Fairhurst is chair of the new Centre for Professional Personnel and Development within MMUBS and a keen supporter of the University and the human resource management profession.
"In all that he has done to date and in his plans for the future, David is an excellent role model for staff, students within the University and to the growing number of alumni from the institution," added Professor Morris.
Fairhurst is married with two children and when time permits enjoys supporting his home town rugby and football team, Wigan.
Accepting the award, he said: "To be recognised for one's work is humbling. And it is doubly so to be recognised by a university where I have studied, based in a region which has played such a pivotal role in my life and career."
David Fairhurst received his honorary degree at the Manchester Metropolitan University Business School graduation ceremony at the Bridgewater Hall, Manchester on July 17.
ends
Notes to Editors:
Manchester Metropolitan University Business School is one of the largest and most well-respected business schools in the UK, offering 5,000 full-time students and part-time professionals a vast range of courses in accounting and finance, management, human resources, retail and marketing, PR, and information technology in addition to AMBA-accredited MBAs programmes. It is one of seven modern universities to be AMBA accredited. And one of only 12 institutions out of 300 which run Chartered Institute of Personnel and Development (CIPD)programmes to be a Centre of Excellence for the Chartered Institute of Personnel and Development.
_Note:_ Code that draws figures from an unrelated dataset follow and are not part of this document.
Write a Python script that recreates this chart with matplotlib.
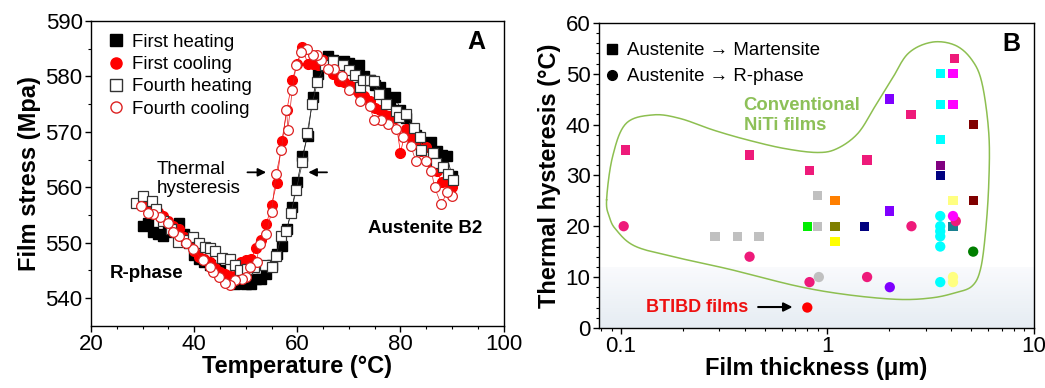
import numpy as np
import matplotlib.pyplot as plt
from matplotlib.lines import Line2D

plt.rcParams['font.family'] = ['Liberation Sans', 'DejaVu Sans']

# ---- Panel A: film stress vs temperature ----
heat1_t = [30, 31, 32, 33, 34, 35, 36, 37, 38, 39, 40, 41, 42, 43, 44, 45, 46, 47, 48, 49,
           50, 51, 52, 53, 54, 55, 56, 57, 58, 59, 60, 61, 62, 63, 64, 65, 66, 67, 68, 69,
           70, 71, 72, 73, 74, 75, 76, 77, 78, 79, 80, 81, 82, 83, 84, 85, 86, 87, 88, 89, 90]
heat1_s = [553, 553.5, 552, 551.5, 551.3, 552.5, 552, 553.5, 551.5, 550, 547.8, 547, 546.5, 546,
           545.5, 545, 544, 543.5, 542.5, 542.7, 542.5, 542.5, 543.4, 543.5, 544.3, 546, 548,
           549.5, 552.5, 556.5, 561, 565.7, 569.2, 576.2, 580.5, 582.5, 583.6, 583, 582.5, 582.8,
           582.5, 581.5, 582, 580, 579.3, 578.5, 578, 577, 575.8, 576.3, 574, 572.5, 570.5, 569.5,
           568.2, 568, 568.2, 566.5, 565.8, 565.6, 562]

cool1_t = [90, 89, 88, 87, 86, 85, 84, 83, 82, 81, 80, 79, 78, 77, 76, 75, 74, 73, 72, 71, 70,
           69, 68, 67, 66, 65, 64, 63, 62, 61, 60, 59, 58, 57, 56, 55, 54, 53, 52, 51, 50, 49,
           48, 47, 46, 45, 44, 43, 42, 41, 40, 39, 38, 37, 36, 35, 34, 33, 32, 31, 30]
cool1_s = [560, 561, 561, 563, 564.5, 567.3, 566.5, 568, 569, 570.5, 566.2, 572.5, 572.8, 573,
           574, 574.3, 575.5, 576.5, 577, 578, 578.5, 579, 579.2, 580.5, 581.5, 583, 582, 582.3,
           582.3, 585.3, 582.3, 579.3, 574, 568.3, 560.7, 556.8, 553.3, 550.5, 549, 547, 546.8,
           546.5, 544, 544, 544.3, 544.8, 545.5, 546.5, 547, 547.5, 548.5, 550, 551, 552.5, 553,
           554, 554.8, 555.5, 556, 556.5, 557]

heat4_t = [28.8, 30, 31.9, 32.7, 34, 35.5, 36.9, 38.5, 39.8, 41, 42.1, 43, 44, 45.5, 46.9, 47.9,
           48.8, 50.2, 51.7, 53.7, 55, 55.9, 56.9, 57.9, 58.8, 59.8, 61, 61.9, 62.9, 63.9, 65.3,
           66.9, 68.8, 70.1, 71.1, 72.1, 72.7, 74, 74.9, 75.9, 77.2, 79.2, 79.8, 81.1, 82.7, 83.7,
           84, 86.3, 86.9, 88.2, 89.2, 90.1]
heat4_s = [557.2, 558.5, 557.5, 556.1, 554, 552.5, 550.1, 550.5, 551.1, 550, 549.3, 549.1, 548.6,
           547.2, 547, 545.9, 545.1, 545.3, 545.6, 545.9, 545.7, 547.7, 551.2, 552.2, 555.4, 559.6,
           564.5, 569.8, 575.1, 579, 582, 582.8, 582.1, 581.1, 580.2, 578, 579.3, 579.4, 579.1,
           576.9, 575.1, 573.7, 572.6, 573.3, 570.7, 569.1, 566.8, 566.1, 564.4, 563.6, 562.4, 561.4]

cool4_t = [90, 89, 87.9, 86.6, 86, 85, 83, 82, 80.5, 79.2, 77.6, 76.3, 74.9, 74, 72.1, 70.1, 68.7,
           67.2, 65.9, 64.6, 63.9, 63, 61.9, 60.8, 59.8, 59, 58.2, 57.9, 56.9, 55.9, 55, 54, 52.7,
           52.1, 50.8, 50.1, 49.2, 47.9, 46.9, 45.9, 44.9, 43.7, 43, 41.7, 39.8, 38.5, 37.1, 35.9,
           35, 33.4, 32.1, 31.1, 29.8]
cool4_s = [558.4, 559.1, 556.9, 560, 562.9, 564.8, 564.7, 567.4, 569.1, 570.6, 571.5, 572.2, 572.1,
           574.6, 575.5, 577.6, 580, 581.3, 581.4, 582.9, 583.8, 583.8, 585, 584.4, 582.1, 577.5,
           570.4, 573.9, 566.8, 562.4, 555.6, 551.6, 549.8, 546.6, 545.6, 543.8, 543.5, 543.2,
           542.4, 542.7, 543.9, 544.7, 545.6, 546.8, 548.9, 549.9, 551.3, 551.9, 553.5, 554.6,
           555.2, 555.4, 556.7]

# ---- Panel B: thermal hysteresis vs film thickness ----
sq_thick = [0.105, 0.42, 0.82, 1.56, 2.55, 4.15,
            0.286, 0.367, 0.466, 0.90, 0.90,
            0.80, 1.09, 1.09, 1.09, 1.51, 2.01, 2.01,
            3.53, 3.53, 3.53, 3.53, 3.53, 4.07, 4.07, 4.07, 4.07, 5.1, 5.1]
sq_hyst = [35, 34, 31, 33, 42, 53,
           18, 18, 18, 26, 20,
           20, 25, 20, 17, 20, 45, 23,
           50, 44, 37, 32, 30, 50, 44, 25, 20, 40, 25]
sq_color = ['#ee1a7a'] * 6 + ['#c0c0c0'] * 5 + \
           ['#00ee00', '#ff7f00', '#7f7f00', '#ffff00', '#00007f', '#7f00ff', '#7f00ff',
            '#00ffff', '#00ffff', '#00ffff', '#800080', '#000080', '#ff00ff', '#ff00ff',
            '#ffff80', '#1a8090', '#800000', '#800000']

ci_thick = [0.103, 0.42, 0.82, 1.56, 2.56, 4.2, 0.91, 2.01,
            3.53, 3.53, 3.53, 3.53, 3.53, 3.53, 4.07, 4.07, 4.07, 5.1, 0.80]
ci_hyst = [20, 14, 9, 10, 20, 21, 10, 8,
           22, 20, 19, 18, 16, 9, 22, 10, 9, 15, 4]
ci_color = ['#ee1a7a'] * 6 + ['#c0c0c0', '#7f00ff'] + ['#00ffff'] * 6 + \
           ['#ff00ff', '#ffff80', '#ffff80', '#007f00', '#ff0000']

# outline of the "conventional NiTi films" region (thickness, hysteresis)
zone_x = [0.0851, 0.091, 0.1057, 0.143, 0.193, 0.281, 0.408, 0.617, 0.897, 1.12, 1.41, 1.70,
          2.05, 2.47, 3.21, 4.17, 5.03, 5.63, 6.07, 6.07, 5.85, 5.53, 5.03, 4.17, 3.21, 2.21,
          1.26, 0.716, 0.338, 0.193, 0.118, 0.0946, 0.0877]
zone_y = [25.2, 33.7, 40.2, 41.9, 41.2, 38.9, 37, 35.3, 34.5, 35.3, 38.3, 43.5,
          48.8, 54, 56.2, 55.6, 52.7, 48.1, 38.3, 28.5, 18.7, 11.5, 8.2, 6.9, 5.9, 5.6,
          6.5, 8.2, 11.5, 13.7, 16, 19.3, 21.9]


def closed_spline(px, py, n=20):
    # Catmull-Rom through the points, closed loop
    px = np.asarray(px, float)
    py = np.asarray(py, float)
    m = len(px)
    outx, outy = [], []
    t = np.linspace(0, 1, n, endpoint=False)
    for i in range(m):
        p0, p1, p2, p3 = [(px[(i + k) % m], py[(i + k) % m]) for k in (-1, 0, 1, 2)]
        for c, o in ((0, outx), (1, outy)):
            a0, a1, a2, a3 = p0[c], p1[c], p2[c], p3[c]
            o.extend(0.5 * (2 * a1 + (-a0 + a2) * t + (2 * a0 - 5 * a1 + 4 * a2 - a3) * t ** 2
                            + (-a0 + 3 * a1 - 3 * a2 + a3) * t ** 3))
    outx.append(outx[0])
    outy.append(outy[0])
    return np.array(outx), np.array(outy)


fig = plt.figure(figsize=(10.45, 3.88), dpi=100)
axA = fig.add_axes([0.087, 0.160, 0.395, 0.786])
axB = fig.add_axes([0.573, 0.155, 0.416, 0.786])

for ax in (axA, axB):
    ax.tick_params(which='major', labelsize=16, direction='out', length=4, width=1, pad=2)
    ax.tick_params(which='minor', direction='out', length=2.5, width=0.8)
    for s in ax.spines.values():
        s.set_linewidth(1)

# Panel A
axA.plot(heat1_t, heat1_s, '-', color='black', lw=0.5, marker='s', ms=6.5,
         mfc='black', mec='black')
axA.plot(cool1_t, cool1_s, '-', color='red', lw=0.5, marker='o', ms=7,
         mfc='red', mec='red')
axA.plot(heat4_t, heat4_s, '-', color='#333333', lw=0.5, marker='s', ms=6.5,
         mfc='white', mec='#333333', mew=0.9)
axA.plot(cool4_t, cool4_s, '-', color='#dd2222', lw=0.5, marker='o', ms=7,
         mfc='white', mec='#dd2222', mew=0.9)
axA.set_xlim(20, 100)
axA.set_ylim(535, 590)
axA.set_xticks([20, 40, 60, 80, 100])
axA.set_xticks(np.arange(25, 100, 5), minor=True)
axA.set_yticks([540, 550, 560, 570, 580, 590])
axA.set_yticks(np.arange(545, 590, 10), minor=True)
axA.set_xlabel('Temperature (\u00b0C)', fontsize=17, fontweight='bold', labelpad=0)
axA.set_ylabel('Film stress (Mpa)', fontsize=17, fontweight='bold', labelpad=3)

ha = [Line2D([], [], ls='none', marker='s', ms=8, mfc='black', mec='black'),
      Line2D([], [], ls='none', marker='o', ms=8, mfc='red', mec='red'),
      Line2D([], [], ls='none', marker='s', ms=8, mfc='white', mec='#333333'),
      Line2D([], [], ls='none', marker='o', ms=8, mfc='white', mec='#dd2222')]
axA.legend(ha, ['First heating', 'First cooling', 'Fourth heating', 'Fourth cooling'],
           loc='upper left', bbox_to_anchor=(0.01, 1.0), frameon=False, fontsize=13.4,
           handlelength=0.8, handletextpad=0.5, labelspacing=0.28, borderaxespad=0.3)
axA.text(0.955, 0.93, 'A', transform=axA.transAxes, fontsize=18, fontweight='bold',
         ha='right', va='center')
axA.text(32.7, 561.5, 'Thermal\nhysteresis', fontsize=13.5, ha='left', va='center',
         linespacing=1.1)
axA.annotate('', xy=(54.5, 562.7), xytext=(49.8, 562.7),
             arrowprops=dict(arrowstyle='-|>', color='black', lw=1.3, mutation_scale=12))
axA.annotate('', xy=(61.6, 562.7), xytext=(66.3, 562.7),
             arrowprops=dict(arrowstyle='-|>', color='black', lw=1.3, mutation_scale=12))
axA.text(23.7, 544.4, 'R-phase', fontsize=13.5, fontweight='bold', va='center')
axA.text(95.9, 552.5, 'Austenite B2', fontsize=13.5, fontweight='bold', va='center', ha='right')

# Panel B
axB.set_xscale('log')
axB.set_xlim(0.078, 10)
axB.set_ylim(0, 60)
nb = 30
c_top = np.array([0.975, 0.98, 0.99])
c_bot = np.array([0.90, 0.925, 0.95])
for i in range(nb):
    f = i / (nb - 1)
    axB.axhspan(12 * i / nb, 12 * (i + 1) / nb, color=c_bot + (c_top - c_bot) * f, lw=0, zorder=0)

zx, zy = closed_spline(np.log10(zone_x), zone_y)
axB.plot(10 ** zx, zy, color='#8dbf50', lw=1.1, zorder=2)

axB.scatter(sq_thick, sq_hyst, marker='s', s=45, c=sq_color, edgecolors='none', zorder=3)
axB.scatter(ci_thick, ci_hyst, marker='o', s=55, c=ci_color, edgecolors='none', zorder=3)

axB.set_yticks([0, 10, 20, 30, 40, 50, 60])
axB.set_yticks(np.arange(2, 60, 2), minor=True)
axB.set_xticks([0.1, 1, 10])
axB.set_xticklabels(['0.1', '1', '10'])
axB.set_xlabel('Film thickness (\u03bcm)', fontsize=17, fontweight='bold', labelpad=0)
axB.set_ylabel('Thermal hysteresis (\u00b0C)', fontsize=17, fontweight='bold', labelpad=3)

hb = [Line2D([], [], ls='none', marker='s', ms=7, color='black'),
      Line2D([], [], ls='none', marker='o', ms=7, color='black')]
axB.legend(hb, ['Austenite \u2192 Martensite', 'Austenite \u2192 R-phase'], loc='upper left',
           frameon=False, fontsize=13.4, handlelength=0.6, handletextpad=0.5,
           labelspacing=0.5, borderaxespad=0.3, bbox_to_anchor=(-0.012, 0.98))
axB.text(0.97, 0.93, 'B', transform=axB.transAxes, fontsize=18, fontweight='bold',
         ha='right', va='center')
axB.text(0.393, 45.5, 'Conventional\nNiTi films', color='#8dc058', fontsize=13.3,
         fontweight='bold', ha='left', va='top', linespacing=1.25)
axB.text(0.1315, 4.1, 'BTIBD films', color='#ee1111', fontsize=13, fontweight='bold',
         ha='left', va='center')
axB.annotate('', xy=(0.70, 4.1), xytext=(0.448, 4.1),
             arrowprops=dict(arrowstyle='-|>', color='black', lw=1.5, mutation_scale=13))

fig.savefig('out.png', dpi=100)
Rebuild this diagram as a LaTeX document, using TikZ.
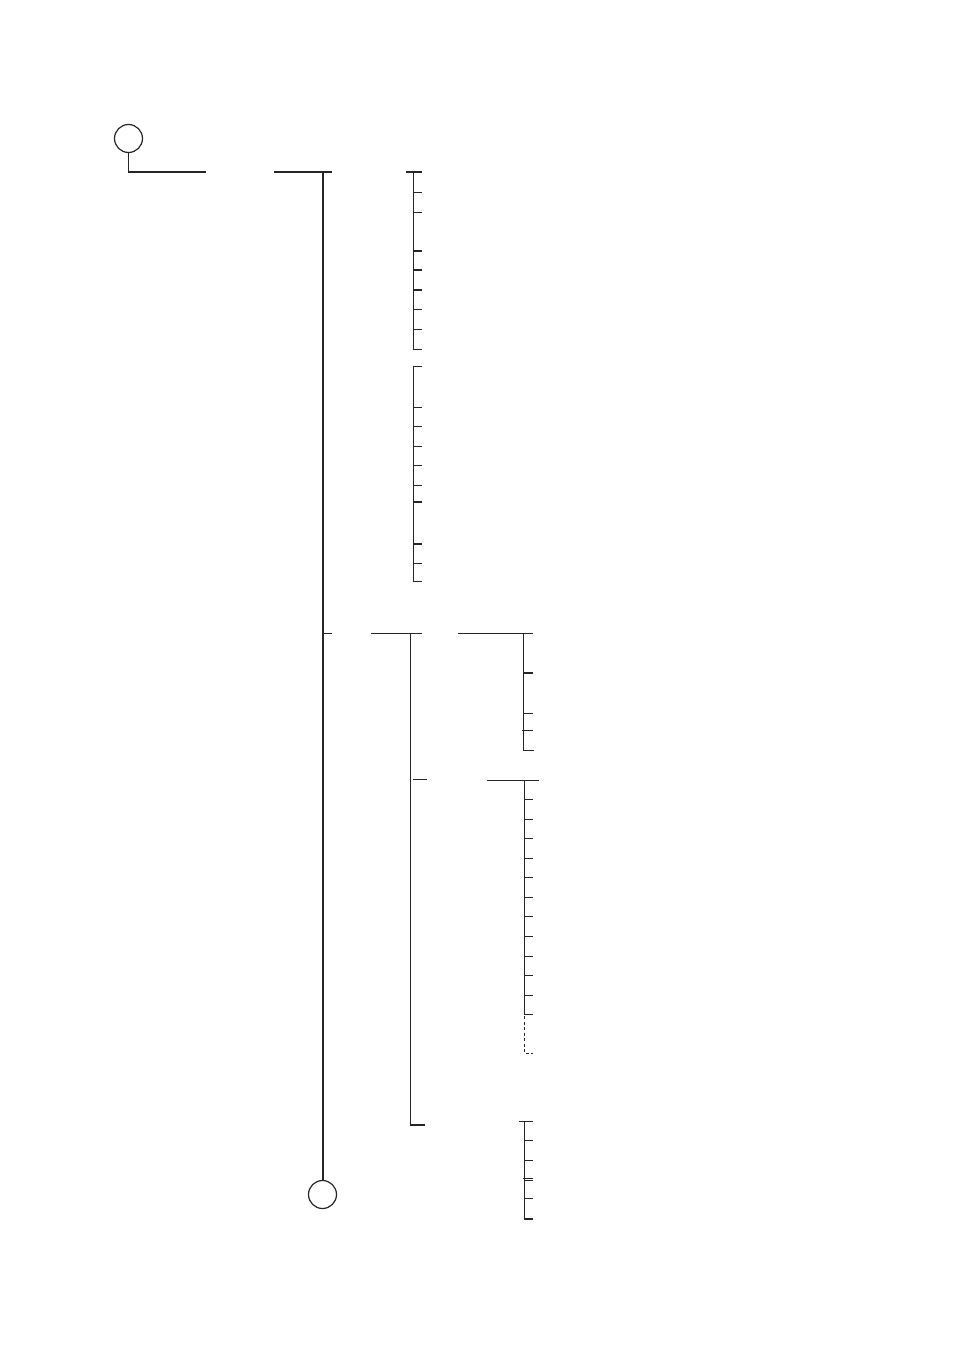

MMUBS' Human Resource Management Division enjoys an excellent national and international reputation for professional and academic expertise in the related areas of human resource management, human resource development, employee relations, business ethics, organisation behaviour, management development and organisation change and development. The Division is distinctive for its links to business and professional bodies, most notably the CIPD and the Chartered Management Institute as well as its expertise in Action Learning and Facilitation.
David Fairhurst has a masters degree in human resource management from Manchester Metropolitan University and is a chartered fellow of the Chartered Institute of Personnel and Development. He is also a fellow of the Royal Society of Arts, an honorary fellow of Lancaster University and is vice-chairman of the Sector Skills Council, People.